The mid-fourteenth century was a time not only of burgeoning towns, majestic cathedrals, and nascent universities, but also of debauchery and violence, the Black Death and Inquisition, torture and ordeals. In his encounters with noblemen and peasants, alchemists and hermits, monks and heretics, knights and revolutionaries, prostitutes and miscreants from the medieval underworld, Justin comes to realize that he is entirely on his own as he confronts his personal moral failings and struggles to find faith in a world where God no longer seems to exist.
“If you enjoy meaningful and detailed novels with intriguing plots that make you think rather than simply entertain, you are going to love this one! Situated in medieval England, the novel describes one man’s struggle to navigate his way through competing religious and cultural beliefs in a complex and rapidly changing society, eventually reaching a belief system he can live with and die for. A unique novel that is fascinating to read.”
—Tony Boys, retired university professor
“Argue not concerning God, said Walt Whitman, but with a scholar’s heft and a poet’s touch, Richard Evanoff argues ingeniously in this disputatious, philosophical novel.
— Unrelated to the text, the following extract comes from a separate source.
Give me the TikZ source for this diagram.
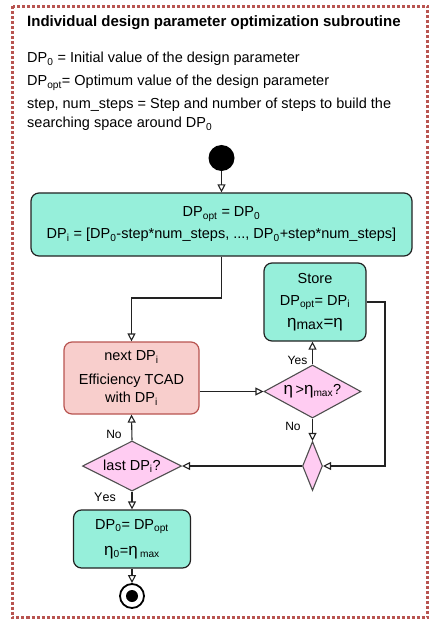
\documentclass[tikz,border=0pt]{standalone}
\usepackage{fontspec}
\setmainfont{Liberation Sans}
\usetikzlibrary{arrows.meta,shapes.geometric}
\definecolor{mint}{HTML}{96EFDA}
\definecolor{pinkd}{HTML}{FFCCF2}
\definecolor{redf}{HTML}{F8CECC}
\definecolor{redd}{HTML}{B85450}
\definecolor{ink}{HTML}{222222}
\newcommand{\mysub}[1]{$_{\mathrm{#1}}$}
\begin{document}
\begin{tikzpicture}[x=1pt,y=-1pt,
  every node/.style={font=\fontsize{14.5}{18}\selectfont, text=black},
  arr/.style={draw=ink, line width=1.1pt, -{Triangle[open,length=8pt,width=8pt]}},
  conn/.style={draw=ink, line width=1.1pt},
  mintbox/.style={draw=ink, line width=1.2pt, fill=mint, rounded corners=8pt, align=center, inner sep=0pt},
  redbox/.style={draw=redd, line width=1.2pt, fill=redf, rounded corners=8pt, align=center, inner sep=0pt},
  decision/.style={diamond, draw=ink!80, line width=1.1pt, fill=pinkd, inner sep=0pt},
  lbl/.style={font=\fontsize{12}{14}\selectfont},
  introtxt/.style={anchor=base west, inner sep=0pt}
]
\useasboundingbox (0,0) rectangle (429,620);
% frame
\draw[redd, line width=2.6pt, dash pattern=on 3pt off 2pt] (12.5,6.5) rectangle (427.5,617.5);
% header texts
\node[introtxt, font=\bfseries\fontsize{15}{18}\selectfont] (title) at (27,27) {Individual design parameter optimization subroutine};
\node[introtxt] (l1) at (27,63) {DP\mysub{0} = Initial value of the design parameter};
\node[introtxt] (l2) at (27,86) {DP\mysub{opt}= Optimum value of the design parameter};
\node[introtxt] (l3) at (27,109) {step, num\_steps = Step and number of steps to build the};
\node[introtxt] (l4) at (27,128) {searching space around DP\mysub{0}};
% start
\node[circle, fill=black, minimum size=26pt, inner sep=0pt] (start) at (221.5,158) {};
% top box
\node[mintbox, minimum width=381pt, minimum height=63pt, font=\fontsize{14.5}{22}\selectfont] (top) at (221.5,224.5)
  {DP\mysub{opt} = DP\mysub{0}\\DP\mysub{i} = [DP\mysub{0}-step*num\_steps, ..., DP\mysub{0}+step*num\_steps]};
% store
\node[mintbox, minimum width=102pt, minimum height=78pt, font=\fontsize{14.5}{22}\selectfont] (store) at (315,302)
  {Store\\DP\mysub{opt}= DP\mysub{i}\\{\fontsize{17}{20}\selectfont η\textsubscript{\fontsize{14}{14}\selectfont max}=η}};
% red box
\node[redbox, minimum width=135pt, minimum height=72pt, font=\fontsize{14.5}{18}\selectfont] (red) at (131.5,378)
  {next DP\mysub{i}\\[6pt]Efficiency TCAD\\with DP\mysub{i}};
% eta decision
\node[decision, minimum width=97pt, minimum height=53pt, shape aspect=1.8] (eta) at (312.5,391.5)
  {{\fontsize{17}{20}\selectfont η}\,>{\fontsize{17}{20}\selectfont η}\textsubscript{max}?};
% merge diamond
\node[decision, minimum width=20pt, minimum height=49pt] (merge) at (312.5,466) {};
% last decision
\node[decision, minimum width=99pt, minimum height=50pt, shape aspect=2] (last) at (132,466) {last DP\mysub{i}?};
% bottom box
\node[mintbox, minimum width=117pt, minimum height=58pt, font=\fontsize{14.5}{26}\selectfont] (bot) at (132,539)
  {DP\mysub{0}= DP\mysub{opt}\\{\fontsize{17}{20}\selectfont η}\mysub{0}={\fontsize{17}{20}\selectfont η}\,\textsubscript{max}};
% end
\node[circle, draw=black, line width=1.8pt, fill=white, minimum size=24pt, inner sep=0pt] (endc) at (132,596) {};
\node[circle, fill=black, minimum size=12pt, inner sep=0pt] (endi) at (endc.center) {};
% connectors
\coordinate (j1) at (221.5,298);
\coordinate (j2) at (385,466);
\draw[arr] (start) -- (top.north);
\draw[arr] (top.south) -- (j1) -| (red.north);
\draw[arr] (eta.west -| red.east) -- (eta.west);
\draw[arr] (eta.north) -- (eta.north |- store.south);
\draw[arr] (eta.south) -- (merge.north);
\draw[arr] (store.east) -| (j2) -- (merge.east);
\draw[arr] (merge.west) -- (last.east);
\draw[arr] (last.north) -- (red.south);
\draw[arr] (last.south) -- (bot.north);
\draw[arr] (bot.south) -- (endc.north);
% labels
\node[lbl] (yes1) at (297.5,360) {Yes};
\node[lbl] (no1) at (293,426) {No};
\node[lbl] (no2) at (114,434) {No};
\node[lbl, font=\fontsize{12.5}{14}\selectfont] (yes2) at (105,497) {$\mathrm{Yes}$};
\end{tikzpicture}
\end{document}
The overlapping of the Buddha and St. Francis backstories in the hero Justin’s life brings East-West concerns into relief, and the reader is alert to the dialectical possibilities it raises for the sympathetic mind.”
—Alan Botsford, author of Dreamer
“A boy foreseen at birth as a future religious leader, raised in strict seclusion in a medieval English fiefdom by an authoritarian father, breaks away—seeking ‘to know God.’ Richard Evanoff draws on myriad Western and Eastern philosophical/spiritual sources to debate the meaning of personal salvation, social justice, and political autonomy, revealing incidentally how some beliefs once dismissed as absolute heresies have metamorphosed into mainstream orthodoxies in our present era.”
—Ken Rodgers, managing editor, Kyoto Journal
“I highly recommend this book by Richard Evanoff. Its various twists and turns and the various religious/philosophical perspectives makes it a fascinating read.”
—David Howenstein, author of Jumbo Jumble
“Richard Evanoff’s writing is telling of more than a story; it is telling of life itself, of how it is for us. That is its glory. It is writing that is alive, that helps us survive.”
—Scott Watson, author of Quake Notes
Richard Evanoff is professor of intercultural communication at Aoyama Gakuin University in Tokyo, Japan. He holds a PhD in philosophy from Lancaster University in the UK and is the author of numerous publications in intercultural ethics and environmental ethics, including the book Bioregionalism and Global Ethics (2011). He is particularly interested in crosscultural dialogue on Western and Asian philosophy and religion, and is also active in literary circles in Tokyo as a poet, writer, and editor.